Britain is facing a “divorce bill” of up to 20 billion euro (£18 billion) as the cost of leaving the European Union, it has been reported.
The Financial Times has calculated that more than £270 billion of shared payment liabilities will have to be settled in Brexit negotiations.
The £18 billion “upper estimate” was said to cover the UK’s share of continuing multi-year liabilities including £217 billion of unpaid budget appropriations, pension liabilities of £57.5 billion, and other commitments totalling around £29 billion.
The FT said its analysis represented the first attempt to quantify the UK’s liabilities on leaving the EU, with some officials in Brussels warning that the final figure could be higher.
The Government refused to be drawn on the report.
A spokesman said: “As the Prime Minister has said, we will invoke Article 50 no later than the end of March next year. We are not going to provide a running commentary on leaving the EU.”
The disclosure may cause further jitters on foreign exchange markets following a tumultuous day for the pound and comes as a High Court battle begins today to stop May beginning the Brexit process.
At one point on Wednesday sterling lost almost 1% of its value against the dollar during the course of exchanges in the Commons, before staging a rally.
It came as Theresa May refused to commit to giving MPs a vote on her Brexit strategy despite growing Tory calls for more clarity on the plan before the formal process of leaving the EU is triggered.

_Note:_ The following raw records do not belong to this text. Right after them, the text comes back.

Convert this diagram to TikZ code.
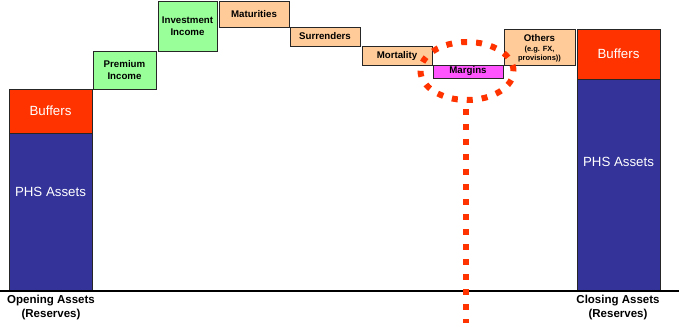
\documentclass[tikz,border=0pt]{standalone}
\usepackage{fontspec}
\setmainfont{Liberation Sans}
\usepackage{tikz}
\usetikzlibrary{shapes.geometric, calc}

\definecolor{buffred}{HTML}{FF3300}
\definecolor{phsblue}{HTML}{333399}
\definecolor{incgreen}{HTML}{99FF99}
\definecolor{outorange}{HTML}{FFCC99}
\definecolor{margpink}{HTML}{FF55FF}

\tikzset{
    bar/.style={draw=black!85, line width=0.9pt},
    big/.style={text=white, font=\fontsize{13.3}{15}\selectfont},
    lbl/.style={font=\fontsize{9.7}{12.5}\selectfont\bfseries, align=center},
    foot/.style={font=\fontsize{11.5}{13.5}\selectfont\bfseries, align=center},
    dots/.style={draw=buffred, line width=6pt, dash pattern=on 6pt off 9pt}
}

\begin{document}
\begin{tikzpicture}[x=1pt, y=-1pt]
        \useasboundingbox (0,0) rectangle (679,323);

        \draw[bar, fill=phsblue] (9,133) rectangle (92,291);
        \draw[bar, fill=buffred] (9,89) rectangle (92,133) node[midway, big] (obuf) {Buffers};
        \node[big] (ophs) at (50.5,192) {PHS Assets};

        \draw[bar, fill=incgreen] (93,51) rectangle (156,89) node[midway, lbl] (prem) {Premium\\Income};
        \draw[bar, fill=incgreen] (158,1) rectangle (217,51) node[midway, lbl] (inv) {Investment\\Income};
        \draw[bar, fill=outorange] (219,1) rectangle (289,27) node[midway, lbl] (mat) {Maturities};
        \draw[bar, fill=outorange] (290,27) rectangle (360,46) node[midway, lbl] (sur) {Surrenders};
        \draw[bar, fill=outorange] (362,46) rectangle (432,65) node[midway, lbl] (mort) {Mortality};
        \draw[bar, fill=margpink] (433,65) rectangle (503,78) node[midway, lbl] (marg) {Margins};
        \draw[bar, fill=outorange] (504,29) rectangle (575,65);
        \node[lbl, font=\fontsize{9.7}{10}\selectfont\bfseries] (oth) at (539.5,38.5) {Others};
        \node[lbl, font=\fontsize{7.5}{8.5}\selectfont\bfseries] (othx) at (539.5,54) {(e.g. FX,\\provisions))};

        \draw[bar, fill=phsblue] (577,79) rectangle (660,291);
        \draw[bar, fill=buffred] (577,29) rectangle (660,79) node[midway, big] (cbuf) {Buffers};
        \node[big] (cphs) at (618.5,162) {PHS Assets};

        \draw[line width=1.4pt] (0,291) -- (679,291);

        \node[foot] (open) at (51,307.5) {Opening Assets\\(Reserves)};
        \node[foot] (close) at (618,307.5) {Closing Assets\\(Reserves)};

        \node[ellipse, dots, minimum width=93pt, minimum height=58pt, inner sep=0pt] (ring) at (467,71) {};
        \coordinate (bot) at (466,323);
        \draw[dots] (ring.south) ++(-1,6) -- (bot);
\end{tikzpicture}
\end{document}
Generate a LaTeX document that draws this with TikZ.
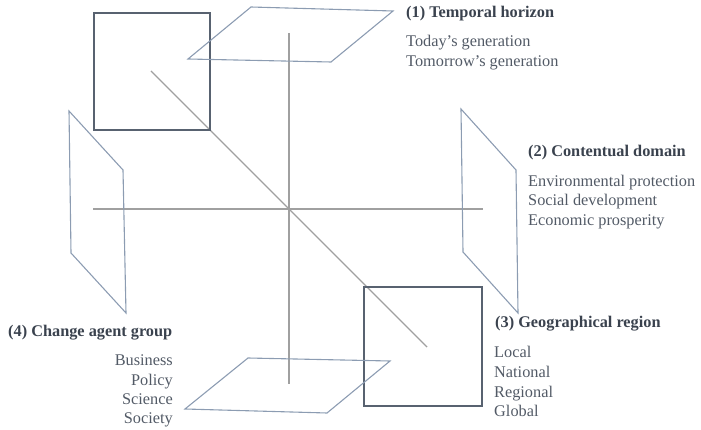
\documentclass[tikz,border=0pt]{standalone}
\usepackage{fontspec}
\setmainfont{Liberation Serif}
\definecolor{sqcol}{RGB}{88,98,112}
\definecolor{pgcol}{RGB}{140,156,178}
\definecolor{axcol}{RGB}{160,160,160}
\definecolor{ttlcol}{RGB}{58,66,78}
\definecolor{txtcol}{RGB}{82,90,102}
\tikzset{
  sqbox/.style={draw=sqcol, line width=1.4pt},
  plane/.style={draw=pgcol, line width=1.1pt, line join=miter},
  axis/.style={draw=axcol, line width=1.4pt},
  ttl/.style={inner sep=0pt, text=ttlcol, font=\fontsize{16.3}{19.7}\selectfont\bfseries},
  itm/.style={inner sep=0pt, text=txtcol, font=\fontsize{16.3}{19.7}\selectfont},
}
\begin{document}
\begin{tikzpicture}[x=1pt,y=-1pt]
\useasboundingbox (0,0) rectangle (701,430);
% axes end points
\coordinate (vtop) at (289,33);
\coordinate (vbot) at (289,384);
\coordinate (hl) at (93,209);
\coordinate (hr) at (483,209);
\coordinate (dtl) at (151,71);
\coordinate (dbr) at (427,347);
\draw[axis] (vtop) -- (vbot);
\draw[axis] (hl) -- (hr);
\draw[axis] (dtl) -- (dbr);
% squares
\draw[sqbox] (94,13) rectangle (210,130);
\draw[sqbox] (364,287) rectangle (482,406);
% planes
\draw[plane] (251,7) -- (393,11) -- (331,62) -- (188,59) -- cycle;
\draw[plane] (248,358) -- (390,361) -- (327,413) -- (185,409) -- cycle;
\draw[plane] (69,111) -- (123,170) -- (126,313) -- (71,253) -- cycle;
\draw[plane] (461,109) -- (516,170) -- (518,313) -- (463,252) -- cycle;
% (1)
\node[ttl, anchor=base west] (t1) at (406,17.3) {(1) Temporal horizon};
\node[itm, anchor=base west] (t1a) at (406,47) {Today’s generation};
\node[itm, anchor=base west] (t1b) at (406,66.5) {Tomorrow’s generation};
% (2)
\node[ttl, anchor=base west] (t2) at (528,157) {(2) Contentual domain};
\node[itm, anchor=base west] (t2a) at (528,186.5) {Environmental protection};
\node[itm, anchor=base west] (t2b) at (528,206) {Social development};
\node[itm, anchor=base west] (t2c) at (528,225.5) {Economic prosperity};
% (3)
\node[ttl, anchor=base west] (t3) at (495,327) {(3) Geographical region};
\node[itm, anchor=base west] (t3a) at (494,357.5) {Local};
\node[itm, anchor=base west] (t3b) at (494,377) {National};
\node[itm, anchor=base west] (t3c) at (494,397) {Regional};
\node[itm, anchor=base west] (t3d) at (494,416.5) {Global};
% (4)
\node[ttl, anchor=base west] (t4) at (8,336.7) {(4) Change agent group};
\node[itm, anchor=base east] (t4a) at (173,365) {Business};
\node[itm, anchor=base east] (t4b) at (173,385) {Policy};
\node[itm, anchor=base east] (t4c) at (173,404) {Science};
\node[itm, anchor=base east] (t4d) at (173,423.5) {Society};
\end{tikzpicture}
\end{document}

During an at times heated debate called by Labour, a series of Conservative MPs lined up to insist that greater transparency was essential to protect British jobs, businesses and investment.
Challenged at Prime Minister’s Questions, May insisted suggestions that Parliament would be unable to debate issues around Brexit were “completely wrong”.
However, she came under pressure from Jeremy Corbyn, who said the Prime Minister was pursuing a “shambolic Tory Brexit” to appease her backbenchers.
The Labour leader said the Government offers “no strategy for negotiating Brexit and offers no clarity, no transparency and no chance of scrutiny of the process for developing a strategy”.
Meanwhile, the Open Britain campaign highlighted 2008 comments in which Mrs May backed parliamentary votes to define Britain’s negotiating position in the EU.
She told MPs they should have “a statutory scrutiny reserve so that ministers would have to gain parliamentary approval before negotiations” with other EU member states.
“The system would also need to be backed by clear sanctions so that if the minister broke the reserve - if he or she came to an agreement with the committee and went on to negotiate a different position - there could be some kind of formal censure,” she said.
Commenting for Open Britain, Labour MP Phil Wilson said: “The Government’s negotiating hand would be strengthened if they had clear plans backed by a strong parliamentary mandate.
“This is something the Prime Minister used to support. I hope ministers will now listen to MPs on all sides and give Parliament a vote on the terms of their Brexit negotiations.”